## What you need to do:
Separate out the lines that hold "chart".

Data items:
○ ○ ○ ○ ○ ○ ○

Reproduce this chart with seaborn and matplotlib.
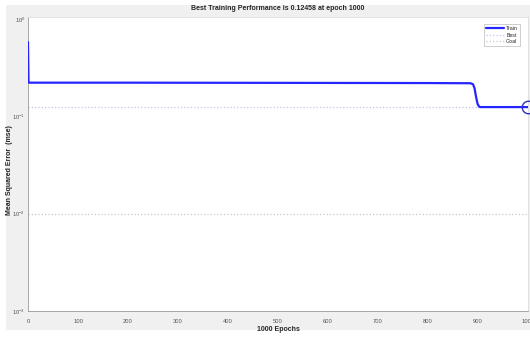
import numpy as np
import pandas as pd
import seaborn as sns
import matplotlib.pyplot as plt
from matplotlib.patches import Rectangle
from matplotlib.ticker import LogLocator, NullFormatter

# Training record (mean squared error per epoch)
epochs = [0, 1, 2, 200, 500, 800, 885, 890, 893, 896, 899, 902, 905, 950, 1000]
train_mse = [0.58, 0.23, 0.222, 0.222, 0.221, 0.220, 0.219, 0.214, 0.195, 0.16, 0.135, 0.126, 0.1246, 0.1246, 0.12458]
best_epoch = 1000
best_perf = 0.12458
goal = 0.01
xticks = [0, 100, 200, 300, 400, 500, 600, 700, 800, 900, 1000]

sns.set_style("white")
plt.rcParams["font.family"] = ["Liberation Sans", "DejaVu Sans"]
plt.rcParams["mathtext.fontset"] = "custom"
plt.rcParams["mathtext.rm"] = "Liberation Sans"

fig = plt.figure(figsize=(5.3, 3.38), dpi=100, facecolor="white")
fig.patches.append(Rectangle((6 / 530, 8 / 338), 524 / 530, 325 / 338,
                             transform=fig.transFigure, facecolor="#f0f0f0",
                             edgecolor="none", zorder=-10))
ax = fig.add_axes([28 / 530, 1 - 311 / 338, 500 / 530, 294 / 338])
ax.set_zorder(1)
ax.set_facecolor("white")

df = pd.DataFrame({"Epoch": epochs, "MSE": train_mse})
sns.lineplot(data=df, x="Epoch", y="MSE", ax=ax, color="#2525ff",
             linewidth=1.6, label="Train", zorder=3)
ax.axhline(best_perf, color="#c4c4ee", linestyle=":", linewidth=0.9, label="Best", zorder=2)
ax.axhline(goal, color="#c8c8c8", linestyle=":", linewidth=0.9, label="Goal", zorder=2)
ax.plot([best_epoch], [best_perf], marker="o", markersize=9, markerfacecolor="none",
        markeredgecolor="#3030c0", markeredgewidth=1.0, zorder=4, clip_on=False)

ax.set_yscale("log")
ax.set_ylim(1e-3, 1.05)
ax.set_xlim(0, 1000)
ax.set_xticks(xticks)
ax.yaxis.set_major_locator(LogLocator(base=10, numticks=10))
ax.yaxis.set_minor_locator(LogLocator(base=10, subs=np.arange(2, 10), numticks=20))
ax.yaxis.set_minor_formatter(NullFormatter())
ax.tick_params(axis="both", which="both", direction="in", labelsize=4.2,
               labelcolor="#555555", color="#888888")
ax.tick_params(axis="both", which="major", length=4, width=0.5)
ax.tick_params(axis="y", which="minor", length=2, width=0.5)
ax.tick_params(axis="x", pad=6)
ax.tick_params(axis="y", pad=2)

for side, sp in ax.spines.items():
    sp.set_linewidth(0.6)
    sp.set_color("#999999" if side in ("left", "bottom") else "#dddddd")

ax.set_title("Best Training Performance is 0.12458 at epoch 1000",
             fontsize=5, fontweight="bold", pad=5)
ax.set_xlabel("1000 Epochs", fontsize=5, fontweight="bold", labelpad=1)
ax.set_ylabel("Mean Squared Error  (mse)", fontsize=5, fontweight="bold")
ax.yaxis.set_label_coords(-0.029, 0.48)

leg = ax.legend(loc="upper right", fontsize=3.8, frameon=True, fancybox=False,
                borderpad=0.4, handlelength=3.4, handletextpad=0.5, labelspacing=0.3,
                bbox_to_anchor=(0.99, 0.985))
leg.get_frame().set_edgecolor("#aaaaaa")
leg.get_frame().set_linewidth(0.5)

fig.savefig("out.png", dpi=100, facecolor="white")
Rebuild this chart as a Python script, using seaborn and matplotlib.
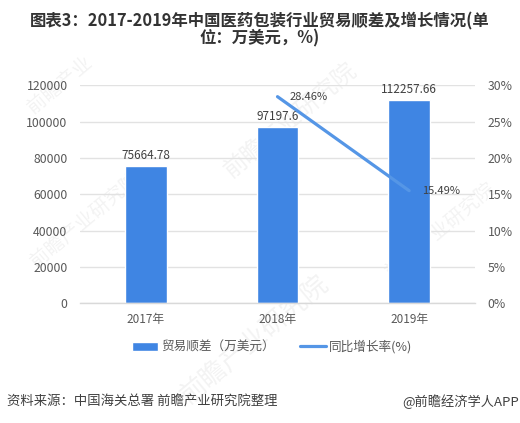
import matplotlib
matplotlib.use("Agg")
import matplotlib.pyplot as plt
import seaborn as sns
import pandas as pd

years = ["2017年", "2018年", "2019年"]
surplus = [75664.78, 97197.6, 112257.66]
surplus_labels = ["75664.78", "97197.6", "112257.66"]
growth_years = ["2018年", "2019年"]
growth = [28.46, 15.49]
growth_labels = ["28.46%", "15.49%"]
left_ticks = [0, 20000, 40000, 60000, 80000, 100000, 120000]
right_ticks = [0, 5, 10, 15, 20, 25, 30]

sns.set_theme(style="white")
plt.rcParams['font.family'] = ['Noto Sans CJK SC', 'DejaVu Sans']
BLUE = "#3f85e3"
LINE = "#5596e6"
TXT = "#595959"

fig = plt.figure(figsize=(5.2, 4.23), dpi=100)
ax = fig.add_axes([80/520, 1-303/423, 395/520, 217.5/423])
ax.set_zorder(2); ax.patch.set_alpha(0)

for (x, y, s, r, fs) in [(290, 120, "前瞻产业研究院", 40, 17), (255, 340, "前瞻产业研究院", 40, 19),
                         (60, 85, "前瞻产业", 40, 14), (440, 230, "前瞻产业研究院", 40, 14),
                         (85, 220, "前瞻产业研究院", 40, 14)]:
    fig.text(x/520, 1-y/423, s, fontsize=fs, color="#000000", alpha=0.05, rotation=r,
             ha="center", va="center", zorder=0)

df = pd.DataFrame({"year": years, "surplus": surplus})
sns.barplot(data=df, x="year", y="surplus", order=years, color=BLUE, saturation=1,
            width=0.315, ax=ax)
ax.set_xlim(-0.5, 2.5); ax.set_ylim(0, 120000)
ax.set_yticks(left_ticks)
ax.set_xlabel(""); ax.set_ylabel("")
ax.yaxis.grid(True, color="#e2e2e2", lw=1); ax.set_axisbelow(True)
for s in ["top", "right", "left"]:
    ax.spines[s].set_visible(False)
ax.spines["bottom"].set_color("#d9d9d9"); ax.spines["bottom"].set_linewidth(1)
ax.tick_params(axis="both", length=0, labelcolor=TXT)
ax.tick_params(axis="y", pad=9, labelsize=8.8)
ax.tick_params(axis="x", pad=7, labelsize=8.5)

for i, (v, l) in enumerate(zip(surplus, surplus_labels)):
    ax.annotate(l, (i, v), xytext=(0, 2.5), textcoords="offset points", ha="center", va="bottom",
                fontsize=8.5, color="#404040")

ax2 = ax.twinx()
ax2.set_zorder(3); ax2.patch.set_alpha(0)
sns.lineplot(x=[years.index(y) for y in growth_years], y=growth, color=LINE, lw=2.3, ax=ax2,
             legend=False, solid_capstyle="round")
ax2.set_ylim(0, 30); ax2.set_xlim(-0.5, 2.5)
ax2.set_yticks(right_ticks); ax2.set_yticklabels([f"{t}%" for t in right_ticks])
ax2.tick_params(axis="y", length=0, labelsize=8.8, labelcolor=TXT, pad=9)
ax2.set_ylabel("")
for s in ax2.spines.values():
    s.set_visible(False)
ax2.grid(False)
for y, v, l in zip(growth_years, growth, growth_labels):
    ax2.annotate(l, (years.index(y), v), xytext=(9, 0), textcoords="offset points",
                 ha="left", va="center", fontsize=8, color="#404040")

h1 = ax.containers[0].patches[0]
h2 = ax2.get_lines()[0]
leg = fig.legend([h1, h2], ["贸易顺差（万美元）", "同比增长率(%)"], loc="center",
                 bbox_to_anchor=(272/520, 1-347/423), ncol=2,
                 frameon=False, fontsize=9.1, labelcolor=TXT, columnspacing=2.0,
                 handlelength=2.1, handletextpad=0.2, handleheight=0.7)

fig.text(260/520, 1-21/423, "图表3：2017-2019年中国医药包装行业贸易顺差及增长情况(单", fontsize=11.8,
         fontweight="bold", color="#333333", ha="center", va="center")
fig.text(260/520, 1-38/423, "位：万美元，%)", fontsize=11.8, fontweight="bold", color="#333333",
         ha="center", va="center")
fig.text(7/520, 1-402/423, "资料来源：中国海关总署 前瞻产业研究院整理", fontsize=9.6, color="#404040",
         ha="left", va="center")
fig.text(519/520, 1-402/423, "@前瞻经济学人APP", fontsize=9.5, color="#404040", ha="right", va="center")
fig.savefig("out.png", dpi=100)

○ ○ ○ ○ ○ ○ ○

## Solution to this task:
Reproduce this chart with seaborn and matplotlib.
Rebuild this chart as a Python script, using seaborn and matplotlib.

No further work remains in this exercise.